*Short problem*
Each line of the material below should be reproduced exactly.

Start Data block

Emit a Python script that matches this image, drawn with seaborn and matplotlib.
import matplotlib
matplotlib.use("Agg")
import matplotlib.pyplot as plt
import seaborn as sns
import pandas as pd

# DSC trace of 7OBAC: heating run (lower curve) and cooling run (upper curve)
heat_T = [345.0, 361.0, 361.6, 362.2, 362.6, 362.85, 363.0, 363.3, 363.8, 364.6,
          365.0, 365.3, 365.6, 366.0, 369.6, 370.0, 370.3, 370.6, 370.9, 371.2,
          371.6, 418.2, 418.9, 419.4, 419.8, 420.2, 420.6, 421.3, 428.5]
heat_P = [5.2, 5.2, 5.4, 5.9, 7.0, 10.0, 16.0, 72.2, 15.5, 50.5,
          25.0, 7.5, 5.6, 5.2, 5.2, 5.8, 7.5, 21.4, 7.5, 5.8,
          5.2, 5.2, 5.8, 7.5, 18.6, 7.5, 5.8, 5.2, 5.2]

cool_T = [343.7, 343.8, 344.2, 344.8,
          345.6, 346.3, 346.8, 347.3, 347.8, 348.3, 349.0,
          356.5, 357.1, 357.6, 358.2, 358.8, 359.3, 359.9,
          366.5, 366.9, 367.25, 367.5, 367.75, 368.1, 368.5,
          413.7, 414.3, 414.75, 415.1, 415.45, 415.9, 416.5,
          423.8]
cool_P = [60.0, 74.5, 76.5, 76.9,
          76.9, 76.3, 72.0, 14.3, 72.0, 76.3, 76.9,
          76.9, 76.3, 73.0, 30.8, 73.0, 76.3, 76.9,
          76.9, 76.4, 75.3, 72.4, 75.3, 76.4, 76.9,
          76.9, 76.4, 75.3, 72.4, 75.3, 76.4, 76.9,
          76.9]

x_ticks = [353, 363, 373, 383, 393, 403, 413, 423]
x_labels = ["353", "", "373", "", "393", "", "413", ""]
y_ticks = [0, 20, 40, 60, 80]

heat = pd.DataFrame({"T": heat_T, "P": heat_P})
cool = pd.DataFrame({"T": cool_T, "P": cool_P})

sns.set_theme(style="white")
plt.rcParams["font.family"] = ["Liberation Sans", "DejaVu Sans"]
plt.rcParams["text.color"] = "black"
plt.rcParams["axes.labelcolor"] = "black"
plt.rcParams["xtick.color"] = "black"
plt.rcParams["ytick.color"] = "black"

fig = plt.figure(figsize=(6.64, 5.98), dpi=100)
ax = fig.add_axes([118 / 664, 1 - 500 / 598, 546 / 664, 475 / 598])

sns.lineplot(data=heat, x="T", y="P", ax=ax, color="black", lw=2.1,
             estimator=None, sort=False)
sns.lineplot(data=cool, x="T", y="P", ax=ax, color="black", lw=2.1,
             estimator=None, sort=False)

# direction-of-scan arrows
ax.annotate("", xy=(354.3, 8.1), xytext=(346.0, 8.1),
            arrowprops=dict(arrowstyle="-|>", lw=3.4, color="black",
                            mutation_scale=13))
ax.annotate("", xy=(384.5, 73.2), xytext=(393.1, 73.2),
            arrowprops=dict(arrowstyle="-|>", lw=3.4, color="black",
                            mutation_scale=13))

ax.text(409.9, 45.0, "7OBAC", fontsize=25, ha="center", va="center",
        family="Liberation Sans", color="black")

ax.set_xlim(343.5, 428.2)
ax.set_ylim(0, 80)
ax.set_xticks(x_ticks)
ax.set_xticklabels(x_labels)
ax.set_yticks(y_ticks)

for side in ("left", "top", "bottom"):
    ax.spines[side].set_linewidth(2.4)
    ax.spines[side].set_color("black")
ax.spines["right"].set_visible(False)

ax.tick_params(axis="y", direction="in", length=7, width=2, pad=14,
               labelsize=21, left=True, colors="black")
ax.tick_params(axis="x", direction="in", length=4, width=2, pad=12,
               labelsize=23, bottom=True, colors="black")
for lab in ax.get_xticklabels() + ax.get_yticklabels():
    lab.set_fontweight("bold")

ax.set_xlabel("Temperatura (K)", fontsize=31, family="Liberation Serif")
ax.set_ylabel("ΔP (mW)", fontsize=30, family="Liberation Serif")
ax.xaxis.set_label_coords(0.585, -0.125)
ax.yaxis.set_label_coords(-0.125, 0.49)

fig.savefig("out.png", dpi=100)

End Data block

*Final answer*
Emit a Python script that matches this image, drawn with seaborn and matplotlib.
import matplotlib
matplotlib.use("Agg")
import matplotlib.pyplot as plt
import seaborn as sns
import pandas as pd

# DSC trace of 7OBAC: heating run (lower curve) and cooling run (upper curve)
heat_T = [345.0, 361.0, 361.6, 362.2, 362.6, 362.85, 363.0, 363.3, 363.8, 364.6,
          365.0, 365.3, 365.6, 366.0, 369.6, 370.0, 370.3, 370.6, 370.9, 371.2,
          371.6, 418.2, 418.9, 419.4, 419.8, 420.2, 420.6, 421.3, 428.5]
heat_P = [5.2, 5.2, 5.4, 5.9, 7.0, 10.0, 16.0, 72.2, 15.5, 50.5,
          25.0, 7.5, 5.6, 5.2, 5.2, 5.8, 7.5, 21.4, 7.5, 5.8,
          5.2, 5.2, 5.8, 7.5, 18.6, 7.5, 5.8, 5.2, 5.2]

cool_T = [343.7, 343.8, 344.2, 344.8,
          345.6, 346.3, 346.8, 347.3, 347.8, 348.3, 349.0,
          356.5, 357.1, 357.6, 358.2, 358.8, 359.3, 359.9,
          366.5, 366.9, 367.25, 367.5, 367.75, 368.1, 368.5,
          413.7, 414.3, 414.75, 415.1, 415.45, 415.9, 416.5,
          423.8]
cool_P = [60.0, 74.5, 76.5, 76.9,
          76.9, 76.3, 72.0, 14.3, 72.0, 76.3, 76.9,
          76.9, 76.3, 73.0, 30.8, 73.0, 76.3, 76.9,
          76.9, 76.4, 75.3, 72.4, 75.3, 76.4, 76.9,
          76.9, 76.4, 75.3, 72.4, 75.3, 76.4, 76.9,
          76.9]

x_ticks = [353, 363, 373, 383, 393, 403, 413, 423]
x_labels = ["353", "", "373", "", "393", "", "413", ""]
y_ticks = [0, 20, 40, 60, 80]

heat = pd.DataFrame({"T": heat_T, "P": heat_P})
cool = pd.DataFrame({"T": cool_T, "P": cool_P})

sns.set_theme(style="white")
plt.rcParams["font.family"] = ["Liberation Sans", "DejaVu Sans"]
plt.rcParams["text.color"] = "black"
plt.rcParams["axes.labelcolor"] = "black"
plt.rcParams["xtick.color"] = "black"
plt.rcParams["ytick.color"] = "black"

fig = plt.figure(figsize=(6.64, 5.98), dpi=100)
ax = fig.add_axes([118 / 664, 1 - 500 / 598, 546 / 664, 475 / 598])

sns.lineplot(data=heat, x="T", y="P", ax=ax, color="black", lw=2.1,
             estimator=None, sort=False)
sns.lineplot(data=cool, x="T", y="P", ax=ax, color="black", lw=2.1,
             estimator=None, sort=False)

# direction-of-scan arrows
ax.annotate("", xy=(354.3, 8.1), xytext=(346.0, 8.1),
            arrowprops=dict(arrowstyle="-|>", lw=3.4, color="black",
                            mutation_scale=13))
ax.annotate("", xy=(384.5, 73.2), xytext=(393.1, 73.2),
            arrowprops=dict(arrowstyle="-|>", lw=3.4, color="black",
                            mutation_scale=13))

ax.text(409.9, 45.0, "7OBAC", fontsize=25, ha="center", va="center",
        family="Liberation Sans", color="black")

ax.set_xlim(343.5, 428.2)
ax.set_ylim(0, 80)
ax.set_xticks(x_ticks)
ax.set_xticklabels(x_labels)
ax.set_yticks(y_ticks)

for side in ("left", "top", "bottom"):
    ax.spines[side].set_linewidth(2.4)
    ax.spines[side].set_color("black")
ax.spines["right"].set_visible(False)

ax.tick_params(axis="y", direction="in", length=7, width=2, pad=14,
               labelsize=21, left=True, colors="black")
ax.tick_params(axis="x", direction="in", length=4, width=2, pad=12,
               labelsize=23, bottom=True, colors="black")
for lab in ax.get_xticklabels() + ax.get_yticklabels():
    lab.set_fontweight("bold")

ax.set_xlabel("Temperatura (K)", fontsize=31, family="Liberation Serif")
ax.set_ylabel("ΔP (mW)", fontsize=30, family="Liberation Serif")
ax.xaxis.set_label_coords(0.585, -0.125)
ax.yaxis.set_label_coords(-0.125, 0.49)

fig.savefig("out.png", dpi=100)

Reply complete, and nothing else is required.